Most of the thoughts of Pascal on laws, usages, customs, are but the thoughts of Montaigne recast.

Fénelon dwells amid the valleys and slopes of thought; Bossuet on its elevations and mountain peaks.

M. de Beausset says of Fénelon, “He loved men more than he knew them.” This phrase is charming: it would be impossible to praise with more wit what one blames, or to praise more highly while blaming.

Voltaire retained through life, in the world and in affairs, a very strong impress from the influence of his first masters. Impetuous as a poet, and polite as a courtier, he knows how to be as insinuating and crafty as any Jesuit. No one ever followed more carefully, and with more art and skill, the famous maxim he so ridiculed: To be all things to all men.

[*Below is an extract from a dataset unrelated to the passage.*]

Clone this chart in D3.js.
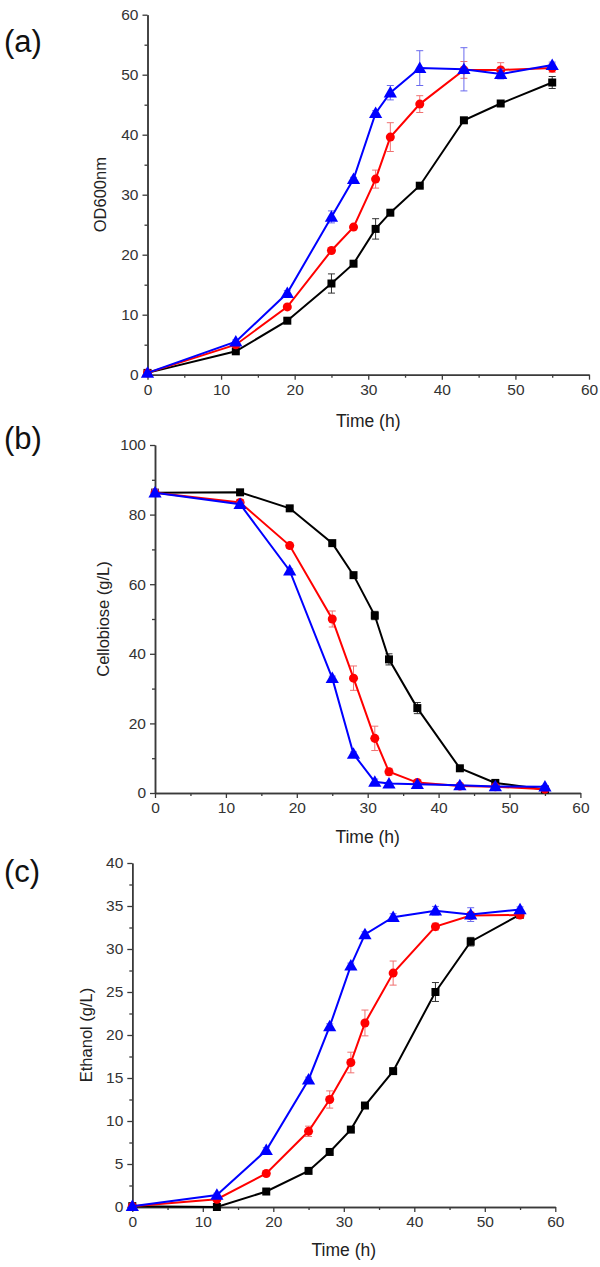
<!DOCTYPE html>
<html>
<head>
<meta charset="utf-8">
<script src="https://cdn.jsdelivr.net/npm/d3@7"></script>
<style>
  html, body { margin: 0; padding: 0; background: #fff; }
  svg { display: block; font-family: Arial, "Liberation Sans", sans-serif; }
</style>
</head>
<body>
<svg id="chart" width="600" height="1267"></svg>
<script>
// ---------- DATA ----------
const time = [0, 12, 19, 25, 28, 31, 33, 37, 43, 48, 55];

// (a) OD600nm
const odBlack    = [0.3, 3.9, 9.0, 15.2, 18.5, 24.3, 27.0, 31.5, 42.4, 45.2, 48.7];
const odBlackErr = [0.1, 0.3, 0.3, 1.6, 0.4, 1.7, 0.4, 0.3, 0.4, 0.3, 1.0];
const odRed      = [0.3, 5.0, 11.3, 20.7, 24.6, 32.6, 39.6, 45.1, 50.8, 50.8, 51.1];
const odRedErr   = [0.1, 0.3, 0.4, 0.4, 0.4, 1.5, 2.4, 1.4, 1.4, 1.2, 0.7];
const odBlue     = [0.3, 5.5, 13.6, 26.3, 32.6, 43.6, 47.0, 51.1, 50.9, 50.1, 51.6];
const odBlueErr  = [0.1, 0.3, 0.4, 1.0, 0.3, 0.4, 1.2, 2.9, 3.6, 0.8, 0.5];

// (b) Cellobiose (g/L)
const cbBlack    = [86.3, 86.4, 81.8, 71.8, 62.6, 51.0, 38.4, 24.4, 7.1, 2.9, 1.0];
const cbBlackErr = [0.5, 0.5, 0.5, 0.5, 0.6, 1.2, 1.6, 1.6, 0.5, 0.4, 0.4];
const cbRed      = [86.3, 83.5, 71.1, 50.0, 33.0, 15.7, 6.1, 3.0, 2.0, 1.8, 1.1];
const cbRedErr   = [0.8, 0.8, 0.8, 2.3, 3.5, 3.5, 1.0, 0.5, 0.5, 0.4, 0.4];
const cbBlue     = [86.3, 83.0, 63.9, 33.0, 11.2, 3.2, 2.7, 2.5, 2.2, 1.9, 1.8];
const cbBlueErr  = [0.8, 0.6, 0.5, 0.6, 0.6, 0.8, 0.4, 0.4, 0.4, 0.3, 0.3];

// (c) Ethanol (g/L)
const etBlack    = [0.1, 0.0, 1.8, 4.2, 6.4, 9.0, 11.8, 15.8, 25.0, 30.85, 34.0];
const etBlackErr = [0.05, 0.1, 0.1, 0.2, 0.2, 0.2, 0.2, 0.3, 1.1, 0.5, 0.3];
const etRed      = [0.1, 0.9, 3.9, 8.8, 12.5, 16.8, 21.4, 27.2, 32.6, 33.9, 33.95];
const etRedErr   = [0.05, 0.2, 0.3, 0.6, 1.0, 1.2, 1.5, 1.4, 0.4, 0.4, 0.3];
const etBlue     = [0.1, 1.4, 6.6, 14.8, 21.0, 28.06, 31.7, 33.7, 34.45, 34.0, 34.6];
const etBlueErr  = [0.05, 0.2, 0.3, 0.3, 0.3, 0.3, 0.3, 0.4, 0.5, 0.8, 0.3];

const xTicks = [0, 10, 20, 30, 40, 50, 60];
const yTicksA = [0, 10, 20, 30, 40, 50, 60];
const yTicksB = [0, 20, 40, 60, 80, 100];
const yTicksC = [0, 5, 10, 15, 20, 25, 30, 35, 40];

const panelLabels = ["(a)", "(b)", "(c)"];
const yTitles = ["OD600nm", "Cellobiose (g/L)", "Ethanol (g/L)"];
const xTitle = "Time (h)";

// ---------- LAYOUT ----------
const panels = [
  { label: panelLabels[0], yTitle: yTitles[0], x0: 147.5, x1: 589, yTop: 14.7, yBot: 374.7,
    yMax: 60, yTicks: yTicksA, yMinorStep: 5, labelY: 52, yTitleX: 106, xTitleY: 427,
    series: [[odBlack, odBlackErr], [odRed, odRedErr], [odBlue, odBlueErr]] },
  { label: panelLabels[1], yTitle: yTitles[1], x0: 155, x1: 580.4, yTop: 445, yBot: 793,
    yMax: 100, yTicks: yTicksB, yMinorStep: 10, labelY: 449, yTitleX: 109, xTitleY: 843,
    series: [[cbBlack, cbBlackErr], [cbRed, cbRedErr], [cbBlue, cbBlueErr]] },
  { label: panelLabels[2], yTitle: yTitles[2], x0: 132.3, x1: 555.3, yTop: 863, yBot: 1207,
    yMax: 40, yTicks: yTicksC, yMinorStep: 2.5, labelY: 882, yTitleX: 92, xTitleY: 1256,
    series: [[etBlack, etBlackErr], [etRed, etRedErr], [etBlue, etBlueErr]] }
];

const colors = ["#000000", "#ff0000", "#0000ff"];
const errColors = ["#333333", "#f07070", "#6a6aee"];
const shapes = [d3.symbolSquare, d3.symbolCircle, d3.symbolTriangle];
const symSizes = [64, 64, 76];
const axisColor = "#3a3a3a";
const textColor = "#333333";

const svg = d3.select("#chart");

panels.forEach(p => {
  const g = svg.append("g");
  const x = d3.scaleLinear().domain([0, 60]).range([p.x0, p.x1]);
  const y = d3.scaleLinear().domain([0, p.yMax]).range([p.yBot, p.yTop]);

  // panel label
  svg.append("text").attr("x", 4).attr("y", p.labelY)
    .attr("font-size", 31).attr("fill", "#111").text(p.label);

  // minor ticks
  const xMinor = d3.range(5, 60, 10);
  const yMinor = d3.range(p.yMinorStep, p.yMax, p.yMinorStep).filter(v => !p.yTicks.includes(v));

  const xAxis = d3.axisBottom(x).tickValues(xTicks).tickSize(5).tickPadding(4).tickSizeOuter(0);
  const xAxisMinor = d3.axisBottom(x).tickValues(xMinor).tickSize(3).tickFormat("").tickSizeOuter(0);
  const yAxis = d3.axisLeft(y).tickValues(p.yTicks).tickSize(5).tickPadding(4).tickSizeOuter(0);
  const yAxisMinor = d3.axisLeft(y).tickValues(yMinor).tickSize(3).tickFormat("").tickSizeOuter(0);

  const styleAxis = sel => {
    sel.selectAll("path").attr("stroke", axisColor).attr("stroke-width", 1.5);
    sel.selectAll("line").attr("stroke", axisColor).attr("stroke-width", 1.3);
    sel.selectAll("text").attr("fill", textColor).attr("font-size", 15.5)
      .attr("font-family", "Arial, 'Liberation Sans', sans-serif");
  };

  g.append("g").attr("transform", `translate(0,${p.yBot})`).call(xAxisMinor).call(styleAxis);
  g.append("g").attr("transform", `translate(0,${p.yBot})`).call(xAxis).call(styleAxis);
  g.append("g").attr("transform", `translate(${p.x0},0)`).call(yAxisMinor).call(styleAxis);
  g.append("g").attr("transform", `translate(${p.x0},0)`).call(yAxis).call(styleAxis);

  // axis titles
  g.append("text").attr("x", (p.x0 + p.x1) / 2).attr("y", p.xTitleY)
    .attr("text-anchor", "middle").attr("font-size", 17.5).attr("fill", "#222").text(xTitle);
  g.append("text").attr("transform", `translate(${p.yTitleX},${(p.yTop + p.yBot) / 2}) rotate(-90)`)
    .attr("text-anchor", "middle").attr("font-size", 16.5).attr("fill", "#222").text(p.yTitle);

  const line = d3.line().x((d, i) => x(time[i])).y(d => y(d));

  p.series.forEach(([vals, errs], si) => {
    const sg = g.append("g");
    // error bars
    vals.forEach((v, i) => {
      const cx = x(time[i]);
      const yl = y(v - errs[i]), yh = y(v + errs[i]);
      sg.append("line").attr("x1", cx).attr("x2", cx).attr("y1", yl).attr("y2", yh)
        .attr("stroke", errColors[si]).attr("stroke-width", 1);
      [yl, yh].forEach(yy => sg.append("line").attr("x1", cx - 3.5).attr("x2", cx + 3.5)
        .attr("y1", yy).attr("y2", yy).attr("stroke", errColors[si]).attr("stroke-width", 1));
    });
    sg.append("path").datum(vals).attr("d", line)
      .attr("fill", "none").attr("stroke", colors[si]).attr("stroke-width", 2);
    sg.selectAll("path.m").data(vals).enter().append("path").attr("class", "m")
      .attr("transform", (d, i) => `translate(${x(time[i])},${y(d) + (si === 2 ? 1 : 0)})`)
      .attr("d", d3.symbol().type(shapes[si]).size(symSizes[si]))
      .attr("fill", colors[si]);
  });
});
</script>
</body>
</html>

Voltaire is sometimes sad, or he is excited; but he is never serious. His graces even are impudent.

There are faults hard to recognize, that have not been classed or defined or christened. Voltaire is full of them.

It is impossible that Voltaire should satisfy, and impossible that he should not please.

Voltaire introduced and put into vogue such luxury in literary work, that one can no longer offer common food except on dishes of gold or silver.

J. J. Rousseau had a voluptuous nature. In his writings the soul is blended with the body, and never leaves it. No man ever gave such an impression of flesh absolutely mingled with spirit, and of the delights of their marriage.

Rousseau gave, if I may so speak, bowels to words; infused into them such a charm, savors so penetrating, energies so potent, that his writings affect the soul somewhat as do those forbidden pleasures that extinguish taste and intoxicate reason.

When we read Buffon, we think ourselves learned; when we have read Rousseau, we think ourselves virtuous: but for all that we are neither.

For thirty years Petrarch adored, not the person, but the image of Laura: so much easier is it to maintain unchanged one’s sentiments and one’s ideas than one’s sensations. Thence came the fidelity of the ancient knights.

No man knows better than Racine how to weave words, sentiments, thoughts, actions, events; and with him events, thoughts, sentiments, words, are all woven of silk.

Racine and Boileau are not fountains of water. A fine choice in imitation makes their merit. It is their books that copy books, and not their souls that copy souls. Racine is the Virgil of the ignorant.

Molière is coolly comic; he makes others laugh without laughing himself: there lies his excellence.

Alfieri is but a convict, whom nature condemns to the galleys of the Italian Parnassus.

In La Fontaine there is an affluence of poetry which is found in no other French author.

Piron: He was a poet who played well on his jew’s-harp.